Stated exercise:
With the images removed, repeat the data below exactly.

Raw data:
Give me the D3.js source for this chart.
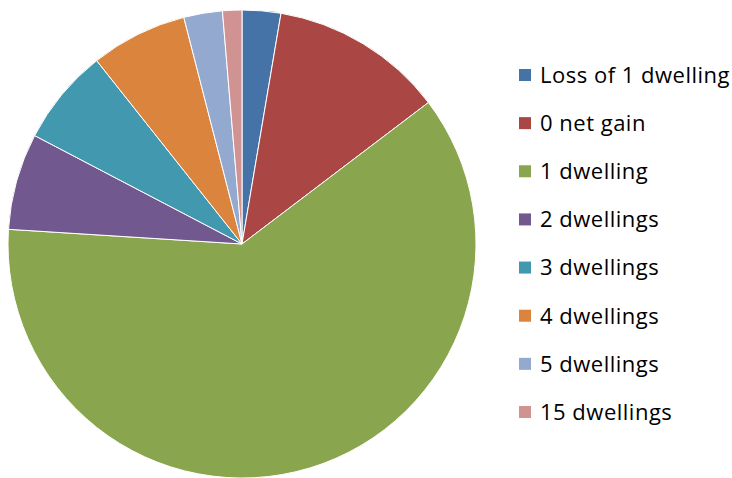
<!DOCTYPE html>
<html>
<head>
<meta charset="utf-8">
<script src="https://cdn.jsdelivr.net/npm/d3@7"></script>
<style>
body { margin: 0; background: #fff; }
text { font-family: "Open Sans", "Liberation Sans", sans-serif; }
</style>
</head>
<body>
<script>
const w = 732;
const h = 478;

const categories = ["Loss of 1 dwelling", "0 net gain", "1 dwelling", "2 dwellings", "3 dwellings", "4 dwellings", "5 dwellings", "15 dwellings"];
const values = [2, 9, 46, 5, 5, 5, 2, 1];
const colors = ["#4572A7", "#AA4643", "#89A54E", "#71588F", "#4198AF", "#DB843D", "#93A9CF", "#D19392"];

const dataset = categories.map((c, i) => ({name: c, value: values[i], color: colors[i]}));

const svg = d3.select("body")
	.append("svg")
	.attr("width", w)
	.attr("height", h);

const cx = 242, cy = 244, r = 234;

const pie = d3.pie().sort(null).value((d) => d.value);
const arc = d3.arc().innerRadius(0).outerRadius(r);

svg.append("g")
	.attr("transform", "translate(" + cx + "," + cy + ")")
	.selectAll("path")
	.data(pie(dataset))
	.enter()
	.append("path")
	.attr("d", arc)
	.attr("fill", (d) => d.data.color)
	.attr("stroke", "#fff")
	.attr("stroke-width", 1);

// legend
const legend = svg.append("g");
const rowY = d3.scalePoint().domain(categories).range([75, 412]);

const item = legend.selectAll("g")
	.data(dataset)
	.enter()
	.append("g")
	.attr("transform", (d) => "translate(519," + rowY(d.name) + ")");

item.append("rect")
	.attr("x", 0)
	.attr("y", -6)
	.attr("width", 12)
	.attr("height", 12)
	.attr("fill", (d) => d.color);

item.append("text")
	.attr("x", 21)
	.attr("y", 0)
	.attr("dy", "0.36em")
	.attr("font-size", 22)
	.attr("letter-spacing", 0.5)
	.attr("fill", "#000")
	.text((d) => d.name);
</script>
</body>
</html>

Reply:
Give me the D3.js source for this chart.
<!DOCTYPE html>
<html>
<head>
<meta charset="utf-8">
<script src="https://cdn.jsdelivr.net/npm/d3@7"></script>
<style>
body { margin: 0; background: #fff; }
text { font-family: "Open Sans", "Liberation Sans", sans-serif; }
</style>
</head>
<body>
<script>
const w = 732;
const h = 478;

const categories = ["Loss of 1 dwelling", "0 net gain", "1 dwelling", "2 dwellings", "3 dwellings", "4 dwellings", "5 dwellings", "15 dwellings"];
const values = [2, 9, 46, 5, 5, 5, 2, 1];
const colors = ["#4572A7", "#AA4643", "#89A54E", "#71588F", "#4198AF", "#DB843D", "#93A9CF", "#D19392"];

const dataset = categories.map((c, i) => ({name: c, value: values[i], color: colors[i]}));

const svg = d3.select("body")
	.append("svg")
	.attr("width", w)
	.attr("height", h);

const cx = 242, cy = 244, r = 234;

const pie = d3.pie().sort(null).value((d) => d.value);
const arc = d3.arc().innerRadius(0).outerRadius(r);

svg.append("g")
	.attr("transform", "translate(" + cx + "," + cy + ")")
	.selectAll("path")
	.data(pie(dataset))
	.enter()
	.append("path")
	.attr("d", arc)
	.attr("fill", (d) => d.data.color)
	.attr("stroke", "#fff")
	.attr("stroke-width", 1);

// legend
const legend = svg.append("g");
const rowY = d3.scalePoint().domain(categories).range([75, 412]);

const item = legend.selectAll("g")
	.data(dataset)
	.enter()
	.append("g")
	.attr("transform", (d) => "translate(519," + rowY(d.name) + ")");

item.append("rect")
	.attr("x", 0)
	.attr("y", -6)
	.attr("width", 12)
	.attr("height", 12)
	.attr("fill", (d) => d.color);

item.append("text")
	.attr("x", 21)
	.attr("y", 0)
	.attr("dy", "0.36em")
	.attr("font-size", 22)
	.attr("letter-spacing", 0.5)
	.attr("fill", "#000")
	.text((d) => d.name);
</script>
</body>
</html>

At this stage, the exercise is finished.